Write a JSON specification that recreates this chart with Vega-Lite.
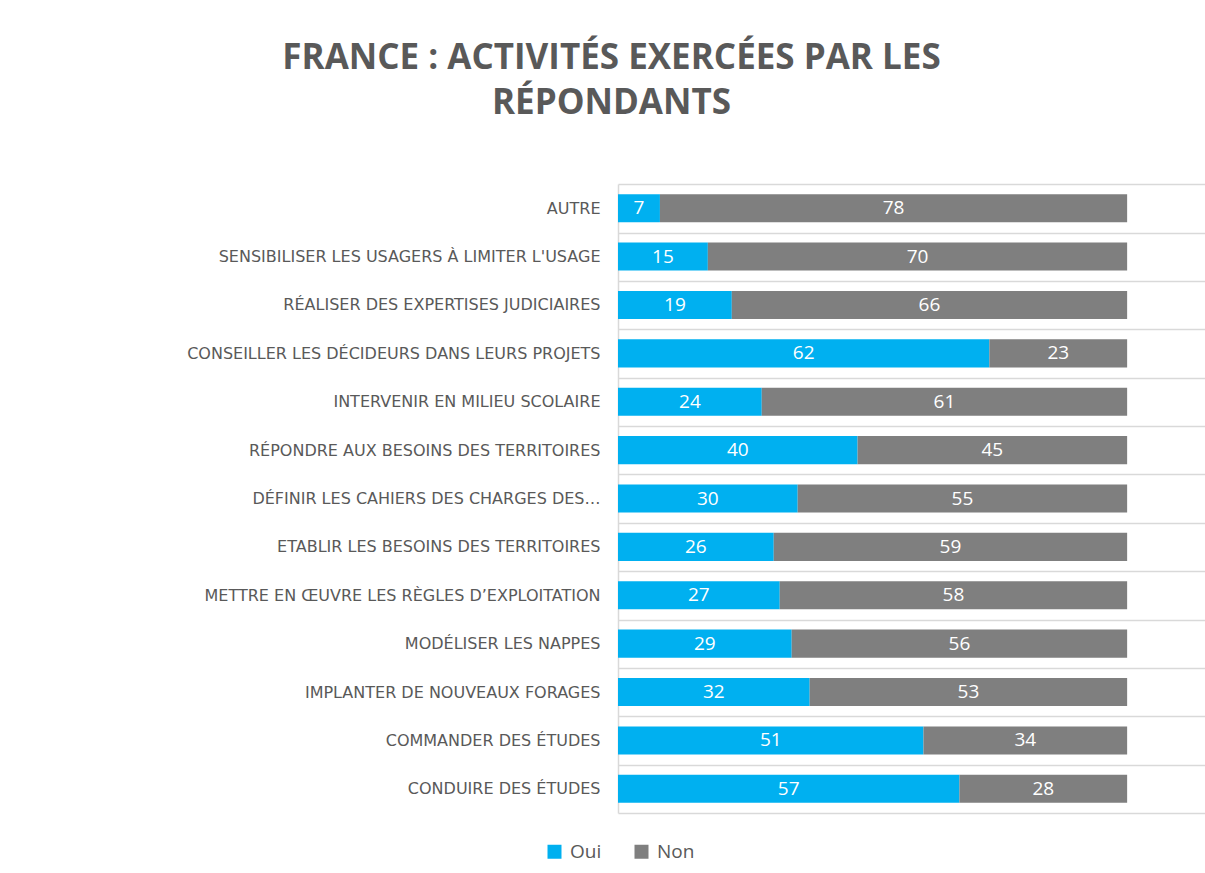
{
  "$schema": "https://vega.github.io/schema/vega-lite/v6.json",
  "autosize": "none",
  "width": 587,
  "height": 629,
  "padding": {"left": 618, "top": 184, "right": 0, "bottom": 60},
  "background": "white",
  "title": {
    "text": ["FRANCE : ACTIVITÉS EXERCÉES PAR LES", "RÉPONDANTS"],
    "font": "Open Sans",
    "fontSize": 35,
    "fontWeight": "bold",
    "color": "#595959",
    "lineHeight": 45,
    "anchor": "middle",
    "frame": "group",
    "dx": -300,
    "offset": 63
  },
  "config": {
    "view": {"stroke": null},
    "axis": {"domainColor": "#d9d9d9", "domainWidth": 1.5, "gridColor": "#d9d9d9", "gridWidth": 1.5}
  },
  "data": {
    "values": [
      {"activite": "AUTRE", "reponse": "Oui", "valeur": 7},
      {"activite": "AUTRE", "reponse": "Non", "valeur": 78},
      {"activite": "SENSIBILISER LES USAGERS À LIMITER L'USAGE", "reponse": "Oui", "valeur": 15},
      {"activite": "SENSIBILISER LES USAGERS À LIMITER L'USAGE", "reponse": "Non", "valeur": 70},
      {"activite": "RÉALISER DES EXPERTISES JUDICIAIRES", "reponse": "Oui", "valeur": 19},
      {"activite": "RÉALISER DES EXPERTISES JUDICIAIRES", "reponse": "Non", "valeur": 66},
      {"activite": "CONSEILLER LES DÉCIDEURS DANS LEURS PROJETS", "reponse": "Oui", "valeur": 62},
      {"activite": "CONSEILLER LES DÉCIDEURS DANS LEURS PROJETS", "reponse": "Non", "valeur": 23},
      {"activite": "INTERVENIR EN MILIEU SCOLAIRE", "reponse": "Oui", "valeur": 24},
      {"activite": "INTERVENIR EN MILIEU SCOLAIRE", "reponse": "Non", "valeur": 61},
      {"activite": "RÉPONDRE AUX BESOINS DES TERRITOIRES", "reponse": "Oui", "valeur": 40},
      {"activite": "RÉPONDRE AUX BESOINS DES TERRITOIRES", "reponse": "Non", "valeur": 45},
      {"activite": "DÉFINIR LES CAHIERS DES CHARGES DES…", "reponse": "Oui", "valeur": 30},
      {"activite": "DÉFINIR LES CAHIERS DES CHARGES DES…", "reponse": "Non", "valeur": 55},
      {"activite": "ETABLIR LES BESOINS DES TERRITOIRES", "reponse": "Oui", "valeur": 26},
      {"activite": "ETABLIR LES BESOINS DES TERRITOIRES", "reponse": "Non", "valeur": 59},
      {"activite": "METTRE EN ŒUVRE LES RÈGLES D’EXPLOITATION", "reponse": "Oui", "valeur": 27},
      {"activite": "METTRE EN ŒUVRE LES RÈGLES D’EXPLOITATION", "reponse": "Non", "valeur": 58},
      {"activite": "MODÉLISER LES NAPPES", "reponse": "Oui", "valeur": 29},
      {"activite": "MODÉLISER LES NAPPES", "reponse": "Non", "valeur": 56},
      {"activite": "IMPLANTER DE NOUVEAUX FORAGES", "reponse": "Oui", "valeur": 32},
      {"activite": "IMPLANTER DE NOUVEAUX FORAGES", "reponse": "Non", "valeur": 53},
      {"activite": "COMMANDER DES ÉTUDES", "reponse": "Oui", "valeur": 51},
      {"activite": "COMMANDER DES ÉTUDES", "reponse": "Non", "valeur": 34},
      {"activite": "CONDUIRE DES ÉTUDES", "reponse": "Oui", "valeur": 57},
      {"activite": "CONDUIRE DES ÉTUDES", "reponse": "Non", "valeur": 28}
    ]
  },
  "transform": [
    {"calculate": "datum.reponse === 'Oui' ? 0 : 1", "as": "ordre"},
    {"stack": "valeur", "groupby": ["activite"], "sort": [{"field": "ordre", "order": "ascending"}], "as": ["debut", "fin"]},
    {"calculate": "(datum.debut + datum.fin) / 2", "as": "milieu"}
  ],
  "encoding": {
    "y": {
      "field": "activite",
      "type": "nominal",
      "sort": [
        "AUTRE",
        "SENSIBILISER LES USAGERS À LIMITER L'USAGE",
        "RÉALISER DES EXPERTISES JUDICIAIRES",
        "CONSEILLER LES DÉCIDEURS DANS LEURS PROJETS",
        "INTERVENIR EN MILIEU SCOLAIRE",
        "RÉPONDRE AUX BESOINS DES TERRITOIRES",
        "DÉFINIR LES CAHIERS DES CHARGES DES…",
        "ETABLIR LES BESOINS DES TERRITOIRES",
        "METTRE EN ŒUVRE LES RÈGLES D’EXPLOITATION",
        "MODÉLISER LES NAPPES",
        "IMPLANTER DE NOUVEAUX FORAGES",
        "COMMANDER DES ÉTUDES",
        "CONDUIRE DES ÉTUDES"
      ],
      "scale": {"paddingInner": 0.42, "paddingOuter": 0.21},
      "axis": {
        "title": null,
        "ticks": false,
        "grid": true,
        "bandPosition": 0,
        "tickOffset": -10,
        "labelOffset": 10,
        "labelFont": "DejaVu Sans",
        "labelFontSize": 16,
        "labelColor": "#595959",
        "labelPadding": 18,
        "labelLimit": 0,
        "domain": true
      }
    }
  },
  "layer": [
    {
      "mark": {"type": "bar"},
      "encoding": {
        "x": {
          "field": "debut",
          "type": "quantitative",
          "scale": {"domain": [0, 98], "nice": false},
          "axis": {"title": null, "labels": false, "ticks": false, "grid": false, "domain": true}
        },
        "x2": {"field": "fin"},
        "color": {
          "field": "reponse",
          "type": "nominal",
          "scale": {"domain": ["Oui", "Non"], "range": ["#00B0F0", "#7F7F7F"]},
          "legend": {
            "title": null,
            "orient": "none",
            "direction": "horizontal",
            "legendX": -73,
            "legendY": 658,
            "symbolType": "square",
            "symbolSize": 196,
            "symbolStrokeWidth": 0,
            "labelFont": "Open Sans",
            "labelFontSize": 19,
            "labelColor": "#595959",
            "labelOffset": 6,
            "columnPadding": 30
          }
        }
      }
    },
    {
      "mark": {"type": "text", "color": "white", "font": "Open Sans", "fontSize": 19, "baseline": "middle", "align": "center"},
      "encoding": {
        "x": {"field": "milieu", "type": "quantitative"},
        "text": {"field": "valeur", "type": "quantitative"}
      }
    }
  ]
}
-*-*-
PROBLEM TO SOLVE:
Reproduce all of the material exactly, apart from the pictures.

COMPLETED EXERCISE:
Write a JSON specification that recreates this chart with Vega-Lite.
{
  "$schema": "https://vega.github.io/schema/vega-lite/v6.json",
  "autosize": "none",
  "width": 587,
  "height": 629,
  "padding": {"left": 618, "top": 184, "right": 0, "bottom": 60},
  "background": "white",
  "title": {
    "text": ["FRANCE : ACTIVITÉS EXERCÉES PAR LES", "RÉPONDANTS"],
    "font": "Open Sans",
    "fontSize": 35,
    "fontWeight": "bold",
    "color": "#595959",
    "lineHeight": 45,
    "anchor": "middle",
    "frame": "group",
    "dx": -300,
    "offset": 63
  },
  "config": {
    "view": {"stroke": null},
    "axis": {"domainColor": "#d9d9d9", "domainWidth": 1.5, "gridColor": "#d9d9d9", "gridWidth": 1.5}
  },
  "data": {
    "values": [
      {"activite": "AUTRE", "reponse": "Oui", "valeur": 7},
      {"activite": "AUTRE", "reponse": "Non", "valeur": 78},
      {"activite": "SENSIBILISER LES USAGERS À LIMITER L'USAGE", "reponse": "Oui", "valeur": 15},
      {"activite": "SENSIBILISER LES USAGERS À LIMITER L'USAGE", "reponse": "Non", "valeur": 70},
      {"activite": "RÉALISER DES EXPERTISES JUDICIAIRES", "reponse": "Oui", "valeur": 19},
      {"activite": "RÉALISER DES EXPERTISES JUDICIAIRES", "reponse": "Non", "valeur": 66},
      {"activite": "CONSEILLER LES DÉCIDEURS DANS LEURS PROJETS", "reponse": "Oui", "valeur": 62},
      {"activite": "CONSEILLER LES DÉCIDEURS DANS LEURS PROJETS", "reponse": "Non", "valeur": 23},
      {"activite": "INTERVENIR EN MILIEU SCOLAIRE", "reponse": "Oui", "valeur": 24},
      {"activite": "INTERVENIR EN MILIEU SCOLAIRE", "reponse": "Non", "valeur": 61},
      {"activite": "RÉPONDRE AUX BESOINS DES TERRITOIRES", "reponse": "Oui", "valeur": 40},
      {"activite": "RÉPONDRE AUX BESOINS DES TERRITOIRES", "reponse": "Non", "valeur": 45},
      {"activite": "DÉFINIR LES CAHIERS DES CHARGES DES…", "reponse": "Oui", "valeur": 30},
      {"activite": "DÉFINIR LES CAHIERS DES CHARGES DES…", "reponse": "Non", "valeur": 55},
      {"activite": "ETABLIR LES BESOINS DES TERRITOIRES", "reponse": "Oui", "valeur": 26},
      {"activite": "ETABLIR LES BESOINS DES TERRITOIRES", "reponse": "Non", "valeur": 59},
      {"activite": "METTRE EN ŒUVRE LES RÈGLES D’EXPLOITATION", "reponse": "Oui", "valeur": 27},
      {"activite": "METTRE EN ŒUVRE LES RÈGLES D’EXPLOITATION", "reponse": "Non", "valeur": 58},
      {"activite": "MODÉLISER LES NAPPES", "reponse": "Oui", "valeur": 29},
      {"activite": "MODÉLISER LES NAPPES", "reponse": "Non", "valeur": 56},
      {"activite": "IMPLANTER DE NOUVEAUX FORAGES", "reponse": "Oui", "valeur": 32},
      {"activite": "IMPLANTER DE NOUVEAUX FORAGES", "reponse": "Non", "valeur": 53},
      {"activite": "COMMANDER DES ÉTUDES", "reponse": "Oui", "valeur": 51},
      {"activite": "COMMANDER DES ÉTUDES", "reponse": "Non", "valeur": 34},
      {"activite": "CONDUIRE DES ÉTUDES", "reponse": "Oui", "valeur": 57},
      {"activite": "CONDUIRE DES ÉTUDES", "reponse": "Non", "valeur": 28}
    ]
  },
  "transform": [
    {"calculate": "datum.reponse === 'Oui' ? 0 : 1", "as": "ordre"},
    {"stack": "valeur", "groupby": ["activite"], "sort": [{"field": "ordre", "order": "ascending"}], "as": ["debut", "fin"]},
    {"calculate": "(datum.debut + datum.fin) / 2", "as": "milieu"}
  ],
  "encoding": {
    "y": {
      "field": "activite",
      "type": "nominal",
      "sort": [
        "AUTRE",
        "SENSIBILISER LES USAGERS À LIMITER L'USAGE",
        "RÉALISER DES EXPERTISES JUDICIAIRES",
        "CONSEILLER LES DÉCIDEURS DANS LEURS PROJETS",
        "INTERVENIR EN MILIEU SCOLAIRE",
        "RÉPONDRE AUX BESOINS DES TERRITOIRES",
        "DÉFINIR LES CAHIERS DES CHARGES DES…",
        "ETABLIR LES BESOINS DES TERRITOIRES",
        "METTRE EN ŒUVRE LES RÈGLES D’EXPLOITATION",
        "MODÉLISER LES NAPPES",
        "IMPLANTER DE NOUVEAUX FORAGES",
        "COMMANDER DES ÉTUDES",
        "CONDUIRE DES ÉTUDES"
      ],
      "scale": {"paddingInner": 0.42, "paddingOuter": 0.21},
      "axis": {
        "title": null,
        "ticks": false,
        "grid": true,
        "bandPosition": 0,
        "tickOffset": -10,
        "labelOffset": 10,
        "labelFont": "DejaVu Sans",
        "labelFontSize": 16,
        "labelColor": "#595959",
        "labelPadding": 18,
        "labelLimit": 0,
        "domain": true
      }
    }
  },
  "layer": [
    {
      "mark": {"type": "bar"},
      "encoding": {
        "x": {
          "field": "debut",
          "type": "quantitative",
          "scale": {"domain": [0, 98], "nice": false},
          "axis": {"title": null, "labels": false, "ticks": false, "grid": false, "domain": true}
        },
        "x2": {"field": "fin"},
        "color": {
          "field": "reponse",
          "type": "nominal",
          "scale": {"domain": ["Oui", "Non"], "range": ["#00B0F0", "#7F7F7F"]},
          "legend": {
            "title": null,
            "orient": "none",
            "direction": "horizontal",
            "legendX": -73,
            "legendY": 658,
            "symbolType": "square",
            "symbolSize": 196,
            "symbolStrokeWidth": 0,
            "labelFont": "Open Sans",
            "labelFontSize": 19,
            "labelColor": "#595959",
            "labelOffset": 6,
            "columnPadding": 30
          }
        }
      }
    },
    {
      "mark": {"type": "text", "color": "white", "font": "Open Sans", "fontSize": 19, "baseline": "middle", "align": "center"},
      "encoding": {
        "x": {"field": "milieu", "type": "quantitative"},
        "text": {"field": "valeur", "type": "quantitative"}
      }
    }
  ]
}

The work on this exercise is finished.